## The request
Your answer should be a single number: the count of lines containing the string "that".

## Task data
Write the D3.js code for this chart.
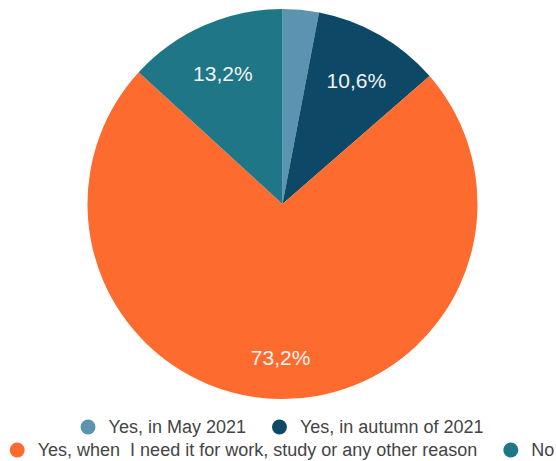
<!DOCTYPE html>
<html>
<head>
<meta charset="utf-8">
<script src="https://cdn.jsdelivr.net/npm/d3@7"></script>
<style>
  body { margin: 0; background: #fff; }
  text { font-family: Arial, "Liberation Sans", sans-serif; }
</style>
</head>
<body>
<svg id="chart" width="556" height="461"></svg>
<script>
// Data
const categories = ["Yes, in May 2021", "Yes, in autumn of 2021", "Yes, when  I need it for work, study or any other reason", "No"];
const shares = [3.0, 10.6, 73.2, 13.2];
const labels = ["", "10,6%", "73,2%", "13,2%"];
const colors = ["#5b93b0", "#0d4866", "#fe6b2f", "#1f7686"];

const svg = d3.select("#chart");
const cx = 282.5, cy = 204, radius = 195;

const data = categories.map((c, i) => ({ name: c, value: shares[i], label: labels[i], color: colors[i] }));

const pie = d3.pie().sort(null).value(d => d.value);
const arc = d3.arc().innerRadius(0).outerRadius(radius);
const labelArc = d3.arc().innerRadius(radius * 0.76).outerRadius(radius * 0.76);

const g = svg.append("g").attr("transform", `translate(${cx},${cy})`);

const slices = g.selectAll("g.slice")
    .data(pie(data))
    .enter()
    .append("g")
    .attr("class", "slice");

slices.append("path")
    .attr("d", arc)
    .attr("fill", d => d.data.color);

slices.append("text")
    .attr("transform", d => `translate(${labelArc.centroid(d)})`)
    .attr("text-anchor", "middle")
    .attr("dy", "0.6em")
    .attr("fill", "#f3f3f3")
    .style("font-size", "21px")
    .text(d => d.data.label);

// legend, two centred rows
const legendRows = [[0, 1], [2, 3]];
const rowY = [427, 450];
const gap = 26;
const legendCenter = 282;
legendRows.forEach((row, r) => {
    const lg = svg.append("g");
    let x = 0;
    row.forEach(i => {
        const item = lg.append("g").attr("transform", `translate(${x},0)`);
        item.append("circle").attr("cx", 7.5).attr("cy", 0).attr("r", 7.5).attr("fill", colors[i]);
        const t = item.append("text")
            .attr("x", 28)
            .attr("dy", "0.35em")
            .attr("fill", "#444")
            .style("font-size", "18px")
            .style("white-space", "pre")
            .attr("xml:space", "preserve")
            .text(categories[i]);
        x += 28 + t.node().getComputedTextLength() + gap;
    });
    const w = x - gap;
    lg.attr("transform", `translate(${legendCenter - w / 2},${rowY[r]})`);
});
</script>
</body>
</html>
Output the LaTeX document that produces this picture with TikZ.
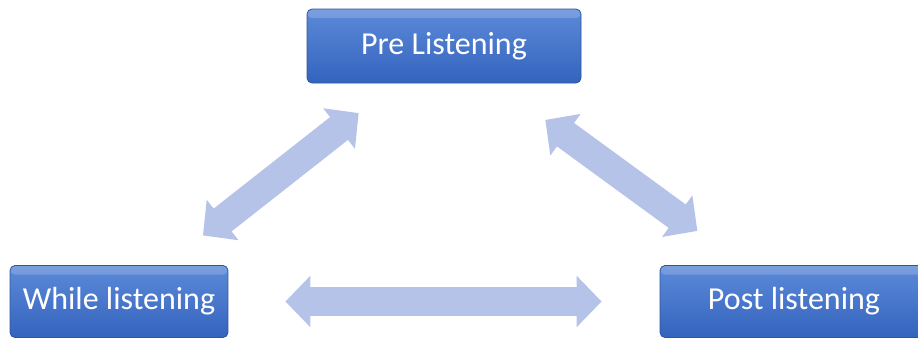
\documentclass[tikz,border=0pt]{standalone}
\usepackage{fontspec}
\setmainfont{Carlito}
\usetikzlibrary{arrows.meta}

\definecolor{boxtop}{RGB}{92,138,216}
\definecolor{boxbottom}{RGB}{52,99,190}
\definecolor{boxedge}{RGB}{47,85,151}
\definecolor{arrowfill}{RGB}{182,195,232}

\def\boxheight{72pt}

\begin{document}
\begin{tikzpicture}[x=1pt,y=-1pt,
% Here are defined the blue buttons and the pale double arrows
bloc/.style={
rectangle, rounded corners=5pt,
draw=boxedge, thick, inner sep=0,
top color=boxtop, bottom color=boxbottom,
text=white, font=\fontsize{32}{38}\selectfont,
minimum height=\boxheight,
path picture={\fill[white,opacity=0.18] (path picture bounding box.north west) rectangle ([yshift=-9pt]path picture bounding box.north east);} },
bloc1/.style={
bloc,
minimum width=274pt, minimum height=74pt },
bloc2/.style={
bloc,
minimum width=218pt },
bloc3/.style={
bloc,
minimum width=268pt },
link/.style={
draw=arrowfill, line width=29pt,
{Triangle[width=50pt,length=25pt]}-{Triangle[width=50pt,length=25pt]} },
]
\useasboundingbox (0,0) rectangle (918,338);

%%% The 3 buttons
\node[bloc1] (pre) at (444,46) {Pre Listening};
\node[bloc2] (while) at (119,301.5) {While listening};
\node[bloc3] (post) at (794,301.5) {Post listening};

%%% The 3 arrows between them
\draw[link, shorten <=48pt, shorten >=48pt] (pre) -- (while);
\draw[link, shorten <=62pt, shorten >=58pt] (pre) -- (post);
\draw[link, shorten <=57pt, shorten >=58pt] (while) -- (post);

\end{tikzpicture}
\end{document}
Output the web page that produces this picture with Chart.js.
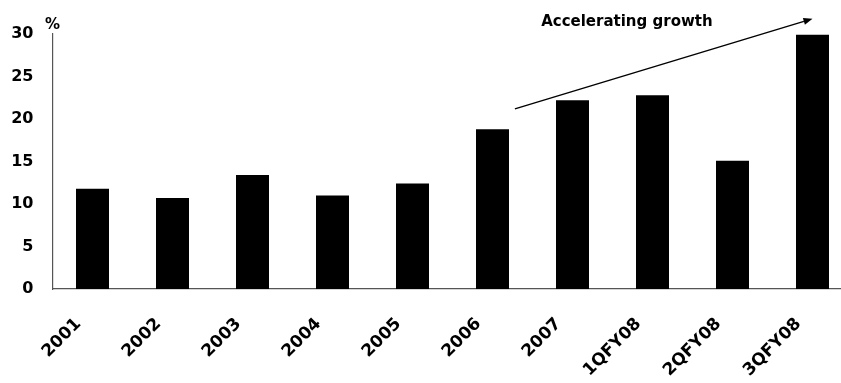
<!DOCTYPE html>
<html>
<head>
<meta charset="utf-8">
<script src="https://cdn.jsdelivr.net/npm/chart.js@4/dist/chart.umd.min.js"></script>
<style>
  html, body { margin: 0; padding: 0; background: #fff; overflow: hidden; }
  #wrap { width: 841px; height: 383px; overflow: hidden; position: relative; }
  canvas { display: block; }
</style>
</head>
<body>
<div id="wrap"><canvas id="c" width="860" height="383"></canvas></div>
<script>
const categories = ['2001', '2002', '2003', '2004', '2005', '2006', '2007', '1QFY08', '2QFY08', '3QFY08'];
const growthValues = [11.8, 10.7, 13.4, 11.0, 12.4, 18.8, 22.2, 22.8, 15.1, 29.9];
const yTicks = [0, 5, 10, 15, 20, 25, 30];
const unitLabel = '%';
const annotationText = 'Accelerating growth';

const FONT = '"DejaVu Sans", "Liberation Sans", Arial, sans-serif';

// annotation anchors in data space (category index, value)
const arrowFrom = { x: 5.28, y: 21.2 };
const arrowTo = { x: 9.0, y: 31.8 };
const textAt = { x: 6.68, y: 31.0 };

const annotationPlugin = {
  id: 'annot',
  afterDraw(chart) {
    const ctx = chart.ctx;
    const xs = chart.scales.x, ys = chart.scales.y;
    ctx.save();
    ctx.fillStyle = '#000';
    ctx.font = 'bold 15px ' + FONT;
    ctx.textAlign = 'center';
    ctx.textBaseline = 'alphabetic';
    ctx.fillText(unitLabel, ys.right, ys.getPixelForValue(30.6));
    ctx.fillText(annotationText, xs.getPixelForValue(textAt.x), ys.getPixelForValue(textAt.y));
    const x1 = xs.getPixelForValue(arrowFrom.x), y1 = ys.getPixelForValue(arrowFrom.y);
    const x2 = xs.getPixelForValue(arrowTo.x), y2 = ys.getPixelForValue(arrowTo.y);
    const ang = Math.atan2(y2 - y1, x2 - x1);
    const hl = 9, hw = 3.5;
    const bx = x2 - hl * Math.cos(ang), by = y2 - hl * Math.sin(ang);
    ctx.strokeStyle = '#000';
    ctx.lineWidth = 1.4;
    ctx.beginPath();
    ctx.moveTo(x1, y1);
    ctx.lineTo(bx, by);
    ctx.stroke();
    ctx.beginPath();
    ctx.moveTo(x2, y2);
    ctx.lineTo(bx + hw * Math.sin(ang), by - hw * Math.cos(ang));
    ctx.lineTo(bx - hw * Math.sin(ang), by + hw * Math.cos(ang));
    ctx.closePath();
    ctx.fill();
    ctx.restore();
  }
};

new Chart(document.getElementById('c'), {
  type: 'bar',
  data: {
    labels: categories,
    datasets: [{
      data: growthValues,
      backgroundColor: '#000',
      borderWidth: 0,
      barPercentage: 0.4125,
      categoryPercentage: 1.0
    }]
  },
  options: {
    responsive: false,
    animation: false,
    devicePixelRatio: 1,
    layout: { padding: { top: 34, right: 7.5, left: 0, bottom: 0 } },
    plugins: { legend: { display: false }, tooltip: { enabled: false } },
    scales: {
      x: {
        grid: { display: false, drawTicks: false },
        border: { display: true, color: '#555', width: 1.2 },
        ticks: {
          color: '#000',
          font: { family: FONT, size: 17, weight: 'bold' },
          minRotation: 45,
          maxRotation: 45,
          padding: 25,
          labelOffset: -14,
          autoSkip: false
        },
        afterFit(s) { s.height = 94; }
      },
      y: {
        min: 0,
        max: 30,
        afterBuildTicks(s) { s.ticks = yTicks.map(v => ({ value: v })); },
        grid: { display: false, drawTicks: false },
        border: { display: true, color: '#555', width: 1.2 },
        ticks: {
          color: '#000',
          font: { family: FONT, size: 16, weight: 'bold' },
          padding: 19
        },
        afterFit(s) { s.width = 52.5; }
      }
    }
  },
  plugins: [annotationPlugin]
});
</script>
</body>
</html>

## Result for this task
2